By Reshmi Basu and Paul A. Harris

New York, July 19 - Emerging market debt edged lower Tuesday as recent new supply began to weigh on the market.

And even more supply was added Tuesday as a sovereign and two corporates priced.

The Republic of Uruguay sold €300 million of 11-year bonds (B3/B/B+) at par to yield 6 7/8%.

The issue priced at the wide end of price guidance of 6¾% to 6 7/8%.

Deutsche Bank and UBS managed the transaction.

Also, Korea Electric Power Corp. priced a €250 million issue of 3 1/8% five-year notes (A2/A-) at 99.854 on Tuesday to yield 3.157%.

The yield came at a 34 basis points spread to mid-swaps, tight to the revised price talk of mid-swaps plus 34 to 35 basis points. The notes had initially been talked at a 35 basis points spread.

ABN Amro, Barclays Capital and HSBC ran the books.

And out of Russia, Industry & Construction Bank of St. Petersburg sold an offering of $300 million in three-year notes (Ba3//B+) at par to yield 6 7/8%.

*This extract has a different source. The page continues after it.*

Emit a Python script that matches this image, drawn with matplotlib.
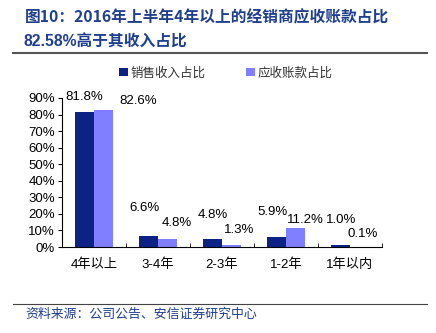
import matplotlib
matplotlib.use('Agg')
import matplotlib.pyplot as plt
import numpy as np

plt.rcParams['font.family'] = ['Liberation Sans', 'Noto Sans CJK SC', 'DejaVu Sans']

categories = ['4年以上', '3-4年', '2-3年', '1-2年', '1年以内']
sales_share = [81.8, 6.6, 4.8, 5.9, 1.0]
receivable_share = [82.6, 4.8, 1.3, 11.2, 0.1]
yticks = [0, 10, 20, 30, 40, 50, 60, 70, 80, 90]

# label offsets from bar tops, in pixels
sales_off = [(0, 15), (-4, 28), (0, 24), (-4, 25), (1, 25)]
recv_off = [(35, 9), (9, 16), (8, 15), (10, 8), (3, 13)]

dark = '#0c2284'
light = '#7f7fff'
blue_text = '#1f3f8f'

fig = plt.figure(figsize=(4.36, 3.33), dpi=100)
ax = fig.add_axes([62/436, 1-247/333, 320/436, 149/333])

x = np.arange(len(categories))
w = 0.3
b1 = ax.bar(x - w/2, sales_share, w, color=dark, label='销售收入占比')
b2 = ax.bar(x + w/2, receivable_share, w, color=light, label='应收账款占比')

for bar, v, off in zip(b1, sales_share, sales_off):
    ax.annotate(f'{v:.1f}%', (bar.get_x() + bar.get_width()/2, v),
                xytext=off, textcoords='offset pixels',
                ha='center', va='center', fontsize=9.5)
for bar, v, off in zip(b2, receivable_share, recv_off):
    ax.annotate(f'{v:.1f}%', (bar.get_x() + bar.get_width()/2, v),
                xytext=off, textcoords='offset pixels',
                ha='center', va='center', fontsize=9.5)

ax.set_xlim(-0.5, len(categories) - 0.5)
ax.set_ylim(0, 90)
ax.set_yticks(yticks)
ax.set_yticklabels([f'{t}%' for t in yticks], fontsize=9.5)
ax.set_xticks(x)
ax.set_xticklabels(categories, fontsize=9.5)
ax.tick_params(axis='x', length=0, pad=8)
ax.set_xticks(np.arange(len(categories) + 1) - 0.5, minor=True)
ax.tick_params(axis='x', which='minor', direction='in', length=3)
ax.tick_params(axis='y', direction='out', length=3, pad=2)
for s in ['top', 'right']:
    ax.spines[s].set_visible(False)

leg = ax.legend(loc='center left', bbox_to_anchor=(0.178, 1.168), ncol=2,
                frameon=False, handlelength=0.7, handleheight=0.7,
                handletextpad=0.25, columnspacing=3.2, borderpad=0,
                borderaxespad=0, prop={'family': ['Noto Sans CJK SC'], 'size': 9})
for t in leg.get_texts():
    t.set_color('#333333')

fig.text(25/436, 1-17/333, '图10：2016年上半年4年以上的经销商应收账款占比',
         fontsize=11.3, fontweight='bold', color=blue_text, va='center',
         family=['Noto Sans CJK SC'])
fig.text(23/436, 1-42/333, '82.58%高于其收入占比',
         fontsize=11.3, fontweight='bold', color=blue_text, va='center',
         family=['Liberation Sans', 'Noto Sans CJK SC'])
fig.add_artist(plt.Line2D([13/436, 427/436], [1-53/333, 1-53/333], color='#555555', lw=1.5))
fig.add_artist(plt.Line2D([13/436, 427/436], [1-304/333, 1-304/333], color='#444444', lw=0.8))
fig.text(25/436, 1-314/333, '资料来源：公司公告、安信证券研究中心',
         fontsize=9.3, style='italic', color=blue_text, va='center',
         family=['Noto Sans CJK SC'])

fig.savefig('out.png', dpi=100)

The notes priced inside of revised price guidance. Guidance had been lowered to 6.95% to 7% from 7% to 7¼%. The size of the issue was also at the top of the $200 million to $300 million range.

ABN Amro and Deutsche Bank were the lead managers for the Regulation S transaction.

"Supply concerns are overheating the market," said a trader.

Meanwhile, the search for yield is drawing issuers into the market, even from rare companies such as Jamaica's wireless operator Digicel Ltd. The company set price talk Tuesday for an upsized offering of $300 million in seven-year senior notes (B3//B) in the area of 9½%.

The size of the issue was increased from $250 million.

JP Morgan and Citigroup are running the Rule 144A/Regulation S deal.

"There's a lot of liquidity right now," said a sellside source.

Nonetheless, all that new supply is causing the market to sell off slightly as the technical side is losing some ground, said sources.

Still, the market is in good shape, noted the sellside source. One can just look at the demand for new paper from Jamaica. The country priced an upsized offering of $300 million in 10-year bonds (B1/B) at 99.191 to yield 9 1/8% on May 25.

And then government-owned Air Jamaica Ltd. sold an upsized offering of $200 million in 10-year notes (B1/B) at par to yield 9 3/8% on June 28. That deal was increased from $150 million.

The sellside source said even with $500 million of new paper in the last month and a half, there is even more demand for additional Jamaican paper.

"That tells you that the market is fine," he said.

Issuers are tapping the market because it is a good opportunity to lock in rates, he added.

"[U.S.] Treasuries in the last month have come up," the source noted.

"Today [Tuesday] they were a little tighter. But in general, they have been trading wider.

"That is going to make for a rush to the market" before the end of summer, replied the source.

In separate news, emerging market accounts are focused on a new offering from Japanese bank Resona. The company is issuing dollar-denominated preferred global securities (Baa3/BBB-) on Wednesday.

The issue will be perpetual but will be callable beginning July 2015 at par. Guidance has been set at Treasuries plus 287.5 to 300 basis points or at a yield of the 7.085% to 7.21% area.

Merrill Lynch and Goldman Sachs are running the issue.

The trader said the book size is over $10 billion.

EM nudges lower

During the session, the market remained in a holding pattern ahead of Federal Reserve chairman Alan Greenspan's congressional testimony. The chief will discuss his economic outlook and perhaps offer hints into monetary policy.

The market is fearful that Greenspan will signal more rate hikes ahead when he appears before the House Financial Services Committee on Wednesday and before the Senate Banking Committee on Thursday.

That fear has filtered into U.S. Treasuries, which have marked a new range above 4.15% in recent sessions. The yield on the 10-year note shot up to 4.24% before closing at 4.18% on Tuesday.

"Everyone is waiting for Greenspan's comments tomorrow [Wednesday]," said the sellside source.

Additionally, the "bribes for vote" scandal in Brazil is adding stress as investors fear that president Luiz Inacio Lula da Silva's popularity will be marred by the on-going story, said the trader.

During the session, the Brazil C bond slipped half a point to 102 bid while the bond due 2040 fell 0.05 to 117.95 bid. The Ecuador bond due 2030 lost a quarter of a point to 87¼ bid. The Russia bond due 2030 fell 0.69 to 110.31 bid.